Tom Critchlow makes a distinction between fast and slow consulting. Fast consulting goes with the grain — you clarify what already exists, you execute, you deliver. Slow consulting goes against the grain. You try to change how people think. And you don’t do that with a project. You do it with a campaign.
Projects have an end date. You deliver something, everyone shakes hands, and three months later the organisation is doing exactly what it did before. One presentation doesn’t undo years of bad process. A new system won’t be used if nobody changes their behaviour.
A campaign works differently. It’s the same message, again and again, from different angles, over a longer period. Not because people are stupid, but because beliefs shift slowly.
There are a few ways to do this. A weekly message works well — a short email or Slack post with an observation, a data point, a relevant article. Not to persuade, but to stay present. By week eight people expect it. By week twelve it influences how they think.
You can also bring the outside in. Critchlow calls it “bring the outside in.” Customer conversations, user research, reactions on Reddit or forums — it is easier to change someone’s mental model by showing it than by telling it.

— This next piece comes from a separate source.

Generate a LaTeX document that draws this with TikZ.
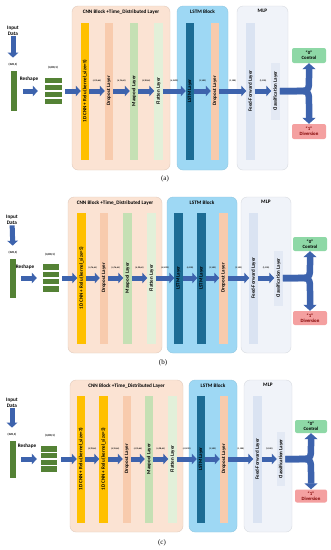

Language helps too. If you consistently use the same words for what needs to change, others start using those words. That sounds subtle, but language shapes culture. After twelve weeks you hear your own phrases in meetings you weren’t part of.
And then there is something Critchlow emphasises: internal blogging. Not a manifesto or a big report, but short, shareable pieces. Published over time. The point is not that every piece is brilliant, but that it creates a constant drip of ideas. And it needs to be shareable — not buried in an email thread or lost in Slack, but in a place with a permanent URL people can forward.
The tricky part is that this is harder to sell than a project. A project has a scope, a timeline, a deliverable. A campaign does not. But quick fixes don’t stick. If you leave and everything reverts to the old way, you changed nothing. Changing how people think is the only change that lasts.